>> start GIVEN INFORMATION
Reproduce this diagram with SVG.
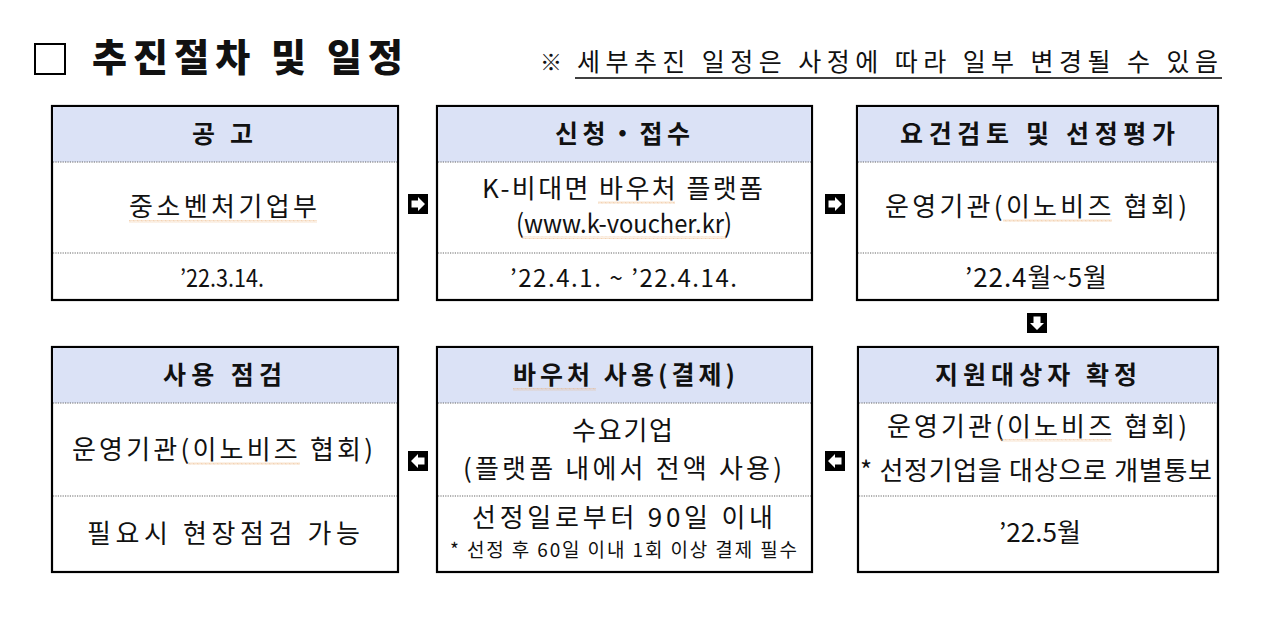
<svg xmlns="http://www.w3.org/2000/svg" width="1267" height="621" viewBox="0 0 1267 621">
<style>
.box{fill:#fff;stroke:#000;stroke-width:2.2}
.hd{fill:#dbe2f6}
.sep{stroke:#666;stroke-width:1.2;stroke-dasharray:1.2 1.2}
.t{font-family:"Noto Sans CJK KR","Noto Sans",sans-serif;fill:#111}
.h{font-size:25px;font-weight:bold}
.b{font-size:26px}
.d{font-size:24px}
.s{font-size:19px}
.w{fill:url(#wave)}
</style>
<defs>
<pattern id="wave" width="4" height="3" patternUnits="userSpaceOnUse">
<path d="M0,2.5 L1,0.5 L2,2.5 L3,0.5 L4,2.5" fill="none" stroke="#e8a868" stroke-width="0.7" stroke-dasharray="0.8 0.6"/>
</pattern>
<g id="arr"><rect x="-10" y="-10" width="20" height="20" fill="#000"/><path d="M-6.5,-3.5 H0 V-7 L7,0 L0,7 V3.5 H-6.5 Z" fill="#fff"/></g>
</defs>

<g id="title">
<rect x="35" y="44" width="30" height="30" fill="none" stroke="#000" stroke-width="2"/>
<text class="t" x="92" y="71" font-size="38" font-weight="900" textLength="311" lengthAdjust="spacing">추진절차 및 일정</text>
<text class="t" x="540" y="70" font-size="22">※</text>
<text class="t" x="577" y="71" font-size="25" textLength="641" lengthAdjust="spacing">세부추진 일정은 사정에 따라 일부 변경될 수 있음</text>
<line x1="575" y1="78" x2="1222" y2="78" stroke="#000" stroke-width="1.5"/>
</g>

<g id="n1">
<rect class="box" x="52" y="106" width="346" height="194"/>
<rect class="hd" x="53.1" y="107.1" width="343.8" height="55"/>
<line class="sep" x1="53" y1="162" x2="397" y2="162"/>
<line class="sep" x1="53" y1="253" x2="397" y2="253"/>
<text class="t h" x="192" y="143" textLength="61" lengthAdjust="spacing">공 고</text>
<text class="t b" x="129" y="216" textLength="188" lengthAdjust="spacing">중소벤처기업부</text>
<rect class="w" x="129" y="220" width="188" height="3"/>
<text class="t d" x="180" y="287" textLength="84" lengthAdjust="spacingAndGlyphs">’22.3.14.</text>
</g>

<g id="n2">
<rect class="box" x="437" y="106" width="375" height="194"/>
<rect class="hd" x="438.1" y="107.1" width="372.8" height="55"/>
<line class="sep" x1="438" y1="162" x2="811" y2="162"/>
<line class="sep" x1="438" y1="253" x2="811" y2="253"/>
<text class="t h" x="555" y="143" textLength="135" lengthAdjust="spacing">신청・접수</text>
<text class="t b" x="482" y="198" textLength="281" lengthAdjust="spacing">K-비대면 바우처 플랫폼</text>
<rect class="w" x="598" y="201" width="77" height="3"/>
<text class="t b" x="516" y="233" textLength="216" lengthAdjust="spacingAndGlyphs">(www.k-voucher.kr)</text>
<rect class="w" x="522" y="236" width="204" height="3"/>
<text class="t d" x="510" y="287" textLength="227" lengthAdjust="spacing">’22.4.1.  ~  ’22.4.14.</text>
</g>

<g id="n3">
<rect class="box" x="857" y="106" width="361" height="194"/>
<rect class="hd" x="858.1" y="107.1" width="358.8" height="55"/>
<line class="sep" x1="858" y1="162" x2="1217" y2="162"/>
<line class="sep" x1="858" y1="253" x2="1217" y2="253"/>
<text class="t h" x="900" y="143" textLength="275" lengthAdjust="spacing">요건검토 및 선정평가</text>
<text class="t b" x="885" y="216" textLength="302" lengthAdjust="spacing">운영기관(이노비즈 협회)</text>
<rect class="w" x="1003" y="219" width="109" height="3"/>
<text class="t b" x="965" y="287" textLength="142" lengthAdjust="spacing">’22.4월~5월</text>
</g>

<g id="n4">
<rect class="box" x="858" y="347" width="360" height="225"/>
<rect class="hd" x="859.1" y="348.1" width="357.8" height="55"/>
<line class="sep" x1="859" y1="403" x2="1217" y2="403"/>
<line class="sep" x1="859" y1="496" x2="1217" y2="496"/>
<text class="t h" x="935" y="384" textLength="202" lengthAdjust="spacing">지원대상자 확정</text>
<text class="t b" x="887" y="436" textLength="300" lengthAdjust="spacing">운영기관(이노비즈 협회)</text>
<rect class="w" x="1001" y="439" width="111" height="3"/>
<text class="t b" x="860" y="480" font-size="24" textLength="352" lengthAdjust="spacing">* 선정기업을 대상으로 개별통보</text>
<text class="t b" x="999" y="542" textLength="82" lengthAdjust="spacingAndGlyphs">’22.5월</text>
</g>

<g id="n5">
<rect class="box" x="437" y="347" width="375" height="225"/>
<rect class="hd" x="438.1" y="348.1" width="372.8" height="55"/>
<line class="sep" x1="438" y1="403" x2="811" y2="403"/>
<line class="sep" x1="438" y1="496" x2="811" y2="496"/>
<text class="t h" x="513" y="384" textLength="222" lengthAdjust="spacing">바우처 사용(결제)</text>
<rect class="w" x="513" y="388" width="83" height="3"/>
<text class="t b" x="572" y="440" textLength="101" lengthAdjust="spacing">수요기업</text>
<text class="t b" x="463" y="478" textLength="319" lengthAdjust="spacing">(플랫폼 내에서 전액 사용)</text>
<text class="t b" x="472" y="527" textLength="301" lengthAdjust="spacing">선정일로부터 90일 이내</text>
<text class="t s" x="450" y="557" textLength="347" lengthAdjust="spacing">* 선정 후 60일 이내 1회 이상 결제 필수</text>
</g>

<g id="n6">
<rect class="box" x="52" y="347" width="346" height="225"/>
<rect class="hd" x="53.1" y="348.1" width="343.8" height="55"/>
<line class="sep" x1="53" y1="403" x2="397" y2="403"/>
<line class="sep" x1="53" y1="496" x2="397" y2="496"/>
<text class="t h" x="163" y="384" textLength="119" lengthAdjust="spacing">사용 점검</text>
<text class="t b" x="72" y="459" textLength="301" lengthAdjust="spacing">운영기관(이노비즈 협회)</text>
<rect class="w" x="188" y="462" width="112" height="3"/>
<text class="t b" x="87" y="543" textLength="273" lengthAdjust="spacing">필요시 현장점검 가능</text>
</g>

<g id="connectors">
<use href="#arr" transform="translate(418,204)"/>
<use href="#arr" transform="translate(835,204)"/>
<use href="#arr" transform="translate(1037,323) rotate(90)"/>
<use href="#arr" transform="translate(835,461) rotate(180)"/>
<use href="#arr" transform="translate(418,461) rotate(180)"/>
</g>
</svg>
>> end GIVEN INFORMATION
**WRITTEN REQUEST:** Send back the data above word for word, with the pictures left out.

**SOLUTION FOR THIS TASK:**
Reproduce this diagram with SVG.
<svg xmlns="http://www.w3.org/2000/svg" width="1267" height="621" viewBox="0 0 1267 621">
<style>
.box{fill:#fff;stroke:#000;stroke-width:2.2}
.hd{fill:#dbe2f6}
.sep{stroke:#666;stroke-width:1.2;stroke-dasharray:1.2 1.2}
.t{font-family:"Noto Sans CJK KR","Noto Sans",sans-serif;fill:#111}
.h{font-size:25px;font-weight:bold}
.b{font-size:26px}
.d{font-size:24px}
.s{font-size:19px}
.w{fill:url(#wave)}
</style>
<defs>
<pattern id="wave" width="4" height="3" patternUnits="userSpaceOnUse">
<path d="M0,2.5 L1,0.5 L2,2.5 L3,0.5 L4,2.5" fill="none" stroke="#e8a868" stroke-width="0.7" stroke-dasharray="0.8 0.6"/>
</pattern>
<g id="arr"><rect x="-10" y="-10" width="20" height="20" fill="#000"/><path d="M-6.5,-3.5 H0 V-7 L7,0 L0,7 V3.5 H-6.5 Z" fill="#fff"/></g>
</defs>

<g id="title">
<rect x="35" y="44" width="30" height="30" fill="none" stroke="#000" stroke-width="2"/>
<text class="t" x="92" y="71" font-size="38" font-weight="900" textLength="311" lengthAdjust="spacing">추진절차 및 일정</text>
<text class="t" x="540" y="70" font-size="22">※</text>
<text class="t" x="577" y="71" font-size="25" textLength="641" lengthAdjust="spacing">세부추진 일정은 사정에 따라 일부 변경될 수 있음</text>
<line x1="575" y1="78" x2="1222" y2="78" stroke="#000" stroke-width="1.5"/>
</g>

<g id="n1">
<rect class="box" x="52" y="106" width="346" height="194"/>
<rect class="hd" x="53.1" y="107.1" width="343.8" height="55"/>
<line class="sep" x1="53" y1="162" x2="397" y2="162"/>
<line class="sep" x1="53" y1="253" x2="397" y2="253"/>
<text class="t h" x="192" y="143" textLength="61" lengthAdjust="spacing">공 고</text>
<text class="t b" x="129" y="216" textLength="188" lengthAdjust="spacing">중소벤처기업부</text>
<rect class="w" x="129" y="220" width="188" height="3"/>
<text class="t d" x="180" y="287" textLength="84" lengthAdjust="spacingAndGlyphs">’22.3.14.</text>
</g>

<g id="n2">
<rect class="box" x="437" y="106" width="375" height="194"/>
<rect class="hd" x="438.1" y="107.1" width="372.8" height="55"/>
<line class="sep" x1="438" y1="162" x2="811" y2="162"/>
<line class="sep" x1="438" y1="253" x2="811" y2="253"/>
<text class="t h" x="555" y="143" textLength="135" lengthAdjust="spacing">신청・접수</text>
<text class="t b" x="482" y="198" textLength="281" lengthAdjust="spacing">K-비대면 바우처 플랫폼</text>
<rect class="w" x="598" y="201" width="77" height="3"/>
<text class="t b" x="516" y="233" textLength="216" lengthAdjust="spacingAndGlyphs">(www.k-voucher.kr)</text>
<rect class="w" x="522" y="236" width="204" height="3"/>
<text class="t d" x="510" y="287" textLength="227" lengthAdjust="spacing">’22.4.1.  ~  ’22.4.14.</text>
</g>

<g id="n3">
<rect class="box" x="857" y="106" width="361" height="194"/>
<rect class="hd" x="858.1" y="107.1" width="358.8" height="55"/>
<line class="sep" x1="858" y1="162" x2="1217" y2="162"/>
<line class="sep" x1="858" y1="253" x2="1217" y2="253"/>
<text class="t h" x="900" y="143" textLength="275" lengthAdjust="spacing">요건검토 및 선정평가</text>
<text class="t b" x="885" y="216" textLength="302" lengthAdjust="spacing">운영기관(이노비즈 협회)</text>
<rect class="w" x="1003" y="219" width="109" height="3"/>
<text class="t b" x="965" y="287" textLength="142" lengthAdjust="spacing">’22.4월~5월</text>
</g>

<g id="n4">
<rect class="box" x="858" y="347" width="360" height="225"/>
<rect class="hd" x="859.1" y="348.1" width="357.8" height="55"/>
<line class="sep" x1="859" y1="403" x2="1217" y2="403"/>
<line class="sep" x1="859" y1="496" x2="1217" y2="496"/>
<text class="t h" x="935" y="384" textLength="202" lengthAdjust="spacing">지원대상자 확정</text>
<text class="t b" x="887" y="436" textLength="300" lengthAdjust="spacing">운영기관(이노비즈 협회)</text>
<rect class="w" x="1001" y="439" width="111" height="3"/>
<text class="t b" x="860" y="480" font-size="24" textLength="352" lengthAdjust="spacing">* 선정기업을 대상으로 개별통보</text>
<text class="t b" x="999" y="542" textLength="82" lengthAdjust="spacingAndGlyphs">’22.5월</text>
</g>

<g id="n5">
<rect class="box" x="437" y="347" width="375" height="225"/>
<rect class="hd" x="438.1" y="348.1" width="372.8" height="55"/>
<line class="sep" x1="438" y1="403" x2="811" y2="403"/>
<line class="sep" x1="438" y1="496" x2="811" y2="496"/>
<text class="t h" x="513" y="384" textLength="222" lengthAdjust="spacing">바우처 사용(결제)</text>
<rect class="w" x="513" y="388" width="83" height="3"/>
<text class="t b" x="572" y="440" textLength="101" lengthAdjust="spacing">수요기업</text>
<text class="t b" x="463" y="478" textLength="319" lengthAdjust="spacing">(플랫폼 내에서 전액 사용)</text>
<text class="t b" x="472" y="527" textLength="301" lengthAdjust="spacing">선정일로부터 90일 이내</text>
<text class="t s" x="450" y="557" textLength="347" lengthAdjust="spacing">* 선정 후 60일 이내 1회 이상 결제 필수</text>
</g>

<g id="n6">
<rect class="box" x="52" y="347" width="346" height="225"/>
<rect class="hd" x="53.1" y="348.1" width="343.8" height="55"/>
<line class="sep" x1="53" y1="403" x2="397" y2="403"/>
<line class="sep" x1="53" y1="496" x2="397" y2="496"/>
<text class="t h" x="163" y="384" textLength="119" lengthAdjust="spacing">사용 점검</text>
<text class="t b" x="72" y="459" textLength="301" lengthAdjust="spacing">운영기관(이노비즈 협회)</text>
<rect class="w" x="188" y="462" width="112" height="3"/>
<text class="t b" x="87" y="543" textLength="273" lengthAdjust="spacing">필요시 현장점검 가능</text>
</g>

<g id="connectors">
<use href="#arr" transform="translate(418,204)"/>
<use href="#arr" transform="translate(835,204)"/>
<use href="#arr" transform="translate(1037,323) rotate(90)"/>
<use href="#arr" transform="translate(835,461) rotate(180)"/>
<use href="#arr" transform="translate(418,461) rotate(180)"/>
</g>
</svg>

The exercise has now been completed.